**** EXERCISE MATERIAL

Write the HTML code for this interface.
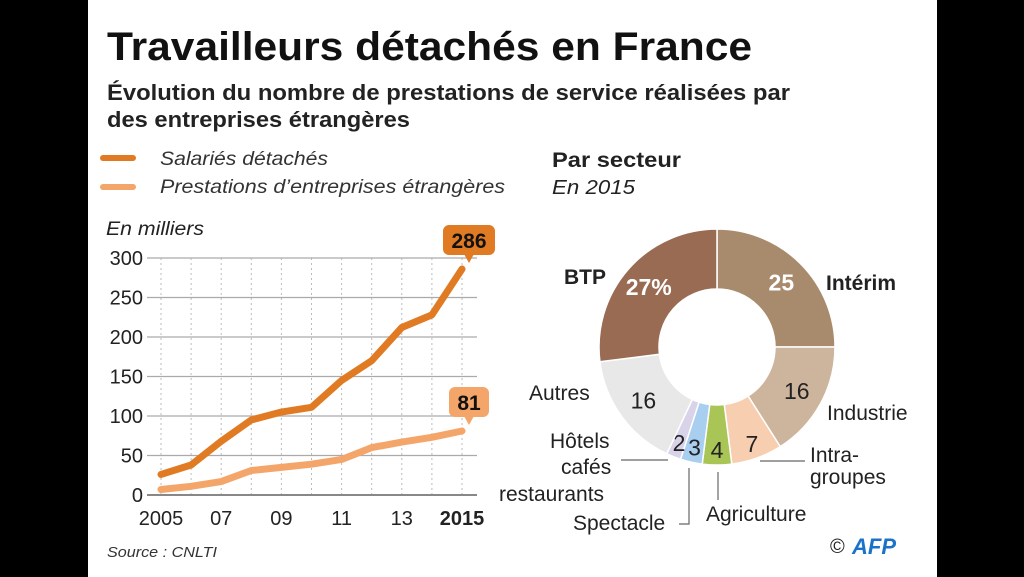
<!DOCTYPE html>
<html><head><meta charset="utf-8"><style>
html,body{margin:0;padding:0;background:#000;}
svg{display:block;font-family:"Liberation Sans",sans-serif;}
</style></head><body>
<svg id="c" width="1024" height="577" viewBox="0 0 1024 577">
<rect x="0" y="0" width="1024" height="577" fill="#000"/>
<rect x="88" y="0" width="849" height="577" fill="#fff"/>
<text x="107" y="60" font-size="40" font-weight="bold" fill="#111" textLength="645" lengthAdjust="spacingAndGlyphs">Travailleurs détachés en France</text>
<text x="107" y="100" font-size="22" font-weight="bold" fill="#222" textLength="683" lengthAdjust="spacingAndGlyphs">Évolution du nombre de prestations de service réalisées par</text>
<text x="107" y="127" font-size="22" font-weight="bold" fill="#222" textLength="303" lengthAdjust="spacingAndGlyphs">des entreprises étrangères</text>
<line x1="103" y1="158" x2="133" y2="158" stroke="#e07b24" stroke-width="6" stroke-linecap="round"/>
<text x="160" y="165" font-size="19" font-style="italic" fill="#333" textLength="168" lengthAdjust="spacingAndGlyphs">Salariés détachés</text>
<line x1="103" y1="187" x2="133" y2="187" stroke="#f4a66a" stroke-width="6" stroke-linecap="round"/>
<text x="160" y="193" font-size="19" font-style="italic" fill="#333" textLength="345" lengthAdjust="spacingAndGlyphs">Prestations d’entreprises étrangères</text>
<text x="552" y="167" font-size="21" font-weight="bold" fill="#222" textLength="129" lengthAdjust="spacingAndGlyphs">Par secteur</text>
<text x="552" y="194" font-size="20" font-style="italic" fill="#222" textLength="83" lengthAdjust="spacingAndGlyphs">En 2015</text>
<text x="106" y="235" font-size="19" font-style="italic" fill="#222" textLength="98" lengthAdjust="spacingAndGlyphs">En milliers</text>
<text x="107" y="557" font-size="15" font-style="italic" fill="#333" textLength="110" lengthAdjust="spacingAndGlyphs">Source : CNLTI</text>
<text x="830" y="553" font-size="20" fill="#222">©</text>
<text x="852" y="554" font-size="22" font-weight="bold" font-style="italic" fill="#1a73c9">AFP</text>
<g id="line"></g>
<g id="donut"></g>
</svg>
<script>
const years=[2005,2006,2007,2008,2009,2010,2011,2012,2013,2014,2015];
const xTickLabels=["2005","07","09","11","13","2015"];
const xTickYears=[2005,2007,2009,2011,2013,2015];
const yTicks=[0,50,100,150,200,250,300];
const salaries=[26,38,68,95,105,111,145,170,212,228,286];
const prestations=[7,11,17,31,35,39,45,60,67,73,81];
const sectors=["Intérim","Industrie","Intra-groupes","Agriculture","Spectacle","Hôtels cafés restaurants","Autres","BTP"];
const shares=[25,16,7,4,3,2,16,27];
const shareLabels=["25","16","7","4","3","2","16","27%"];
const sectorColors=["#a88a6c","#cdb49d","#f7cfb0","#a8c556","#a8cff0","#d9d3ea","#e8e8e8","#9a6b53"];

const NS="http://www.w3.org/2000/svg";
function mk(t,a,p){const e=document.createElementNS(NS,t);for(const k in a)e.setAttribute(k,a[k]);p.appendChild(e);return e;}
const X=y=>161+(y-2005)*(462-161)/10;
const Y=v=>495-v*(495-258)/300;
const g=document.getElementById('line');
years.forEach(yr=>{const l=mk('line',{x1:X(yr),x2:X(yr),y1:258,y2:495,stroke:'#bbb','stroke-width':1,'stroke-dasharray':'2,3'},g);

});
yTicks.forEach(v=>{const l=mk('line',{x1:147,x2:477,y1:Y(v),y2:Y(v),stroke:v===0?'#888':'#aaa','stroke-width':v===0?2:1.2},g);


const t=mk('text',{x:143,y:Y(v)+7,'font-size':20,'text-anchor':'end',fill:'#222'},g);t.textContent=v;

});
xTickYears.forEach((yr,i)=>{const t=mk('text',{x:X(yr),y:525,'font-size':20,'text-anchor':'middle',fill:'#222','font-weight':i===5?'bold':'normal'},g);t.textContent=xTickLabels[i];

});
function series(vals,col,name){const p=mk('polyline',{points:vals.map((v,i)=>X(years[i])+','+Y(v)).join(' '),fill:'none',stroke:col,'stroke-width':7,'stroke-linejoin':'round','stroke-linecap':'round'},g);

}
series(prestations,'#f4a66a','line-prestations');
series(salaries,'#e07b24','line-salaries');
function callout(v,col,name,w){const cx=X(2015)+7,cy=Y(v)-27;
const r=mk('rect',{x:cx-w/2,y:cy-17,width:w,height:30,rx:6,fill:col},g);


const tri=mk('polygon',{points:`${cx-5},${cy+12} ${cx+5},${cy+12} ${cx},${cy+21}`,fill:col},g);


const t=mk('text',{x:cx,y:cy+6,'font-size':21,'font-weight':'bold','text-anchor':'middle',fill:'#111'},g);t.textContent=v;

}
callout(salaries[10],'#e07b24','callout-salaries',52);
callout(prestations[10],'#f4a66a','callout-prestations',40);

const d=document.getElementById('donut');
const cx=717,cy=347,R=118,r=58;
const tot=shares.reduce((a,b)=>a+b,0);
let a0=-Math.PI/2;
const pt=(rad,a)=>[cx+rad*Math.cos(a),cy+rad*Math.sin(a)];
shares.forEach((s,i)=>{const a1=a0+s/tot*2*Math.PI;const lg=(a1-a0)>Math.PI?1:0;
const [x1,y1]=pt(R,a0),[x2,y2]=pt(R,a1),[x3,y3]=pt(r,a1),[x4,y4]=pt(r,a0);
const p=mk('path',{d:`M${x1},${y1}A${R},${R} 0 ${lg} 1 ${x2},${y2}L${x3},${y3}A${r},${r} 0 ${lg} 0 ${x4},${y4}Z`,fill:sectorColors[i],stroke:'#fff','stroke-width':1.5},d);


const am=(a0+a1)/2;const small=s<10;const lr=small?(r+R)/2+15:(r+R)/2+3;const [lx,ly]=pt(lr,am);
const white=(i===0||i===7);
const t=mk('text',{x:lx,y:ly+8,'font-size':23,'text-anchor':'middle',fill:white?'#fff':'#222','font-weight':white?'bold':'normal'},d);t.textContent=shareLabels[i];


a0=a1;});
const labels=[["BTP",564,284,'bold'],["Intérim",826,290,'bold'],["Industrie",827,420,'normal'],["Autres",529,400,'normal'],
["Intra-",810,462,'normal'],["groupes",810,484,'normal'],["Hôtels",550,448,'normal'],["cafés",561,474,'normal'],["restaurants",499,501,'normal'],
["Spectacle",573,530,'normal'],["Agriculture",706,521,'normal']];
labels.forEach(l=>{const t=mk('text',{x:l[1],y:l[2],'font-size':21,fill:'#222','font-weight':l[3]},d);t.textContent=l[0];

});
const leaders=["M621,460 L668,460","M689,468 L689,524 L679,524","M718,472 L718,500","M760,461 L805,461"];
leaders.forEach(s=>{const p=mk('path',{d:s,fill:'none',stroke:'#666','stroke-width':1.2},d);

});
</script>
</body></html>
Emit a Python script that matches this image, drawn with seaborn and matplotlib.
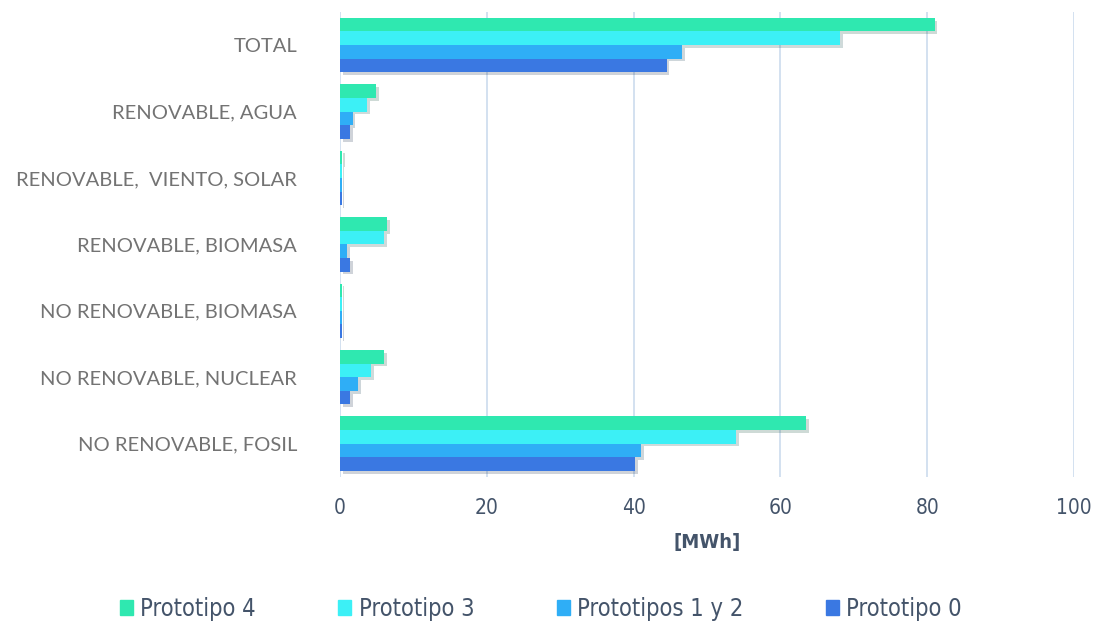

********

Your task is to copy the entries in full and exactly, without any images.

Write the HTML code for this interface.
<!DOCTYPE html>
<html><head><meta charset="utf-8"><style>
html,body{margin:0;padding:0;background:#000;}
svg{display:block;font-family:"Liberation Sans",sans-serif;}
</style></head><body>
<svg id="c" width="1024" height="577" viewBox="0 0 1024 577">
<rect x="0" y="0" width="1024" height="577" fill="#000"/>
<rect x="88" y="0" width="849" height="577" fill="#fff"/>
<text x="107" y="60" font-size="40" font-weight="bold" fill="#111" textLength="645" lengthAdjust="spacingAndGlyphs">Travailleurs détachés en France</text>
<text x="107" y="100" font-size="22" font-weight="bold" fill="#222" textLength="683" lengthAdjust="spacingAndGlyphs">Évolution du nombre de prestations de service réalisées par</text>
<text x="107" y="127" font-size="22" font-weight="bold" fill="#222" textLength="303" lengthAdjust="spacingAndGlyphs">des entreprises étrangères</text>
<line x1="103" y1="158" x2="133" y2="158" stroke="#e07b24" stroke-width="6" stroke-linecap="round"/>
<text x="160" y="165" font-size="19" font-style="italic" fill="#333" textLength="168" lengthAdjust="spacingAndGlyphs">Salariés détachés</text>
<line x1="103" y1="187" x2="133" y2="187" stroke="#f4a66a" stroke-width="6" stroke-linecap="round"/>
<text x="160" y="193" font-size="19" font-style="italic" fill="#333" textLength="345" lengthAdjust="spacingAndGlyphs">Prestations d’entreprises étrangères</text>
<text x="552" y="167" font-size="21" font-weight="bold" fill="#222" textLength="129" lengthAdjust="spacingAndGlyphs">Par secteur</text>
<text x="552" y="194" font-size="20" font-style="italic" fill="#222" textLength="83" lengthAdjust="spacingAndGlyphs">En 2015</text>
<text x="106" y="235" font-size="19" font-style="italic" fill="#222" textLength="98" lengthAdjust="spacingAndGlyphs">En milliers</text>
<text x="107" y="557" font-size="15" font-style="italic" fill="#333" textLength="110" lengthAdjust="spacingAndGlyphs">Source : CNLTI</text>
<text x="830" y="553" font-size="20" fill="#222">©</text>
<text x="852" y="554" font-size="22" font-weight="bold" font-style="italic" fill="#1a73c9">AFP</text>
<g id="line"></g>
<g id="donut"></g>
</svg>
<script>
const years=[2005,2006,2007,2008,2009,2010,2011,2012,2013,2014,2015];
const xTickLabels=["2005","07","09","11","13","2015"];
const xTickYears=[2005,2007,2009,2011,2013,2015];
const yTicks=[0,50,100,150,200,250,300];
const salaries=[26,38,68,95,105,111,145,170,212,228,286];
const prestations=[7,11,17,31,35,39,45,60,67,73,81];
const sectors=["Intérim","Industrie","Intra-groupes","Agriculture","Spectacle","Hôtels cafés restaurants","Autres","BTP"];
const shares=[25,16,7,4,3,2,16,27];
const shareLabels=["25","16","7","4","3","2","16","27%"];
const sectorColors=["#a88a6c","#cdb49d","#f7cfb0","#a8c556","#a8cff0","#d9d3ea","#e8e8e8","#9a6b53"];

const NS="http://www.w3.org/2000/svg";
function mk(t,a,p){const e=document.createElementNS(NS,t);for(const k in a)e.setAttribute(k,a[k]);p.appendChild(e);return e;}
const X=y=>161+(y-2005)*(462-161)/10;
const Y=v=>495-v*(495-258)/300;
const g=document.getElementById('line');
years.forEach(yr=>{const l=mk('line',{x1:X(yr),x2:X(yr),y1:258,y2:495,stroke:'#bbb','stroke-width':1,'stroke-dasharray':'2,3'},g);

});
yTicks.forEach(v=>{const l=mk('line',{x1:147,x2:477,y1:Y(v),y2:Y(v),stroke:v===0?'#888':'#aaa','stroke-width':v===0?2:1.2},g);


const t=mk('text',{x:143,y:Y(v)+7,'font-size':20,'text-anchor':'end',fill:'#222'},g);t.textContent=v;

});
xTickYears.forEach((yr,i)=>{const t=mk('text',{x:X(yr),y:525,'font-size':20,'text-anchor':'middle',fill:'#222','font-weight':i===5?'bold':'normal'},g);t.textContent=xTickLabels[i];

});
function series(vals,col,name){const p=mk('polyline',{points:vals.map((v,i)=>X(years[i])+','+Y(v)).join(' '),fill:'none',stroke:col,'stroke-width':7,'stroke-linejoin':'round','stroke-linecap':'round'},g);

}
series(prestations,'#f4a66a','line-prestations');
series(salaries,'#e07b24','line-salaries');
function callout(v,col,name,w){const cx=X(2015)+7,cy=Y(v)-27;
const r=mk('rect',{x:cx-w/2,y:cy-17,width:w,height:30,rx:6,fill:col},g);


const tri=mk('polygon',{points:`${cx-5},${cy+12} ${cx+5},${cy+12} ${cx},${cy+21}`,fill:col},g);


const t=mk('text',{x:cx,y:cy+6,'font-size':21,'font-weight':'bold','text-anchor':'middle',fill:'#111'},g);t.textContent=v;

}
callout(salaries[10],'#e07b24','callout-salaries',52);
callout(prestations[10],'#f4a66a','callout-prestations',40);

const d=document.getElementById('donut');
const cx=717,cy=347,R=118,r=58;
const tot=shares.reduce((a,b)=>a+b,0);
let a0=-Math.PI/2;
const pt=(rad,a)=>[cx+rad*Math.cos(a),cy+rad*Math.sin(a)];
shares.forEach((s,i)=>{const a1=a0+s/tot*2*Math.PI;const lg=(a1-a0)>Math.PI?1:0;
const [x1,y1]=pt(R,a0),[x2,y2]=pt(R,a1),[x3,y3]=pt(r,a1),[x4,y4]=pt(r,a0);
const p=mk('path',{d:`M${x1},${y1}A${R},${R} 0 ${lg} 1 ${x2},${y2}L${x3},${y3}A${r},${r} 0 ${lg} 0 ${x4},${y4}Z`,fill:sectorColors[i],stroke:'#fff','stroke-width':1.5},d);


const am=(a0+a1)/2;const small=s<10;const lr=small?(r+R)/2+15:(r+R)/2+3;const [lx,ly]=pt(lr,am);
const white=(i===0||i===7);
const t=mk('text',{x:lx,y:ly+8,'font-size':23,'text-anchor':'middle',fill:white?'#fff':'#222','font-weight':white?'bold':'normal'},d);t.textContent=shareLabels[i];


a0=a1;});
const labels=[["BTP",564,284,'bold'],["Intérim",826,290,'bold'],["Industrie",827,420,'normal'],["Autres",529,400,'normal'],
["Intra-",810,462,'normal'],["groupes",810,484,'normal'],["Hôtels",550,448,'normal'],["cafés",561,474,'normal'],["restaurants",499,501,'normal'],
["Spectacle",573,530,'normal'],["Agriculture",706,521,'normal']];
labels.forEach(l=>{const t=mk('text',{x:l[1],y:l[2],'font-size':21,fill:'#222','font-weight':l[3]},d);t.textContent=l[0];

});
const leaders=["M621,460 L668,460","M689,468 L689,524 L679,524","M718,472 L718,500","M760,461 L805,461"];
leaders.forEach(s=>{const p=mk('path',{d:s,fill:'none',stroke:'#666','stroke-width':1.2},d);

});
</script>
</body></html>
Emit a Python script that matches this image, drawn with seaborn and matplotlib.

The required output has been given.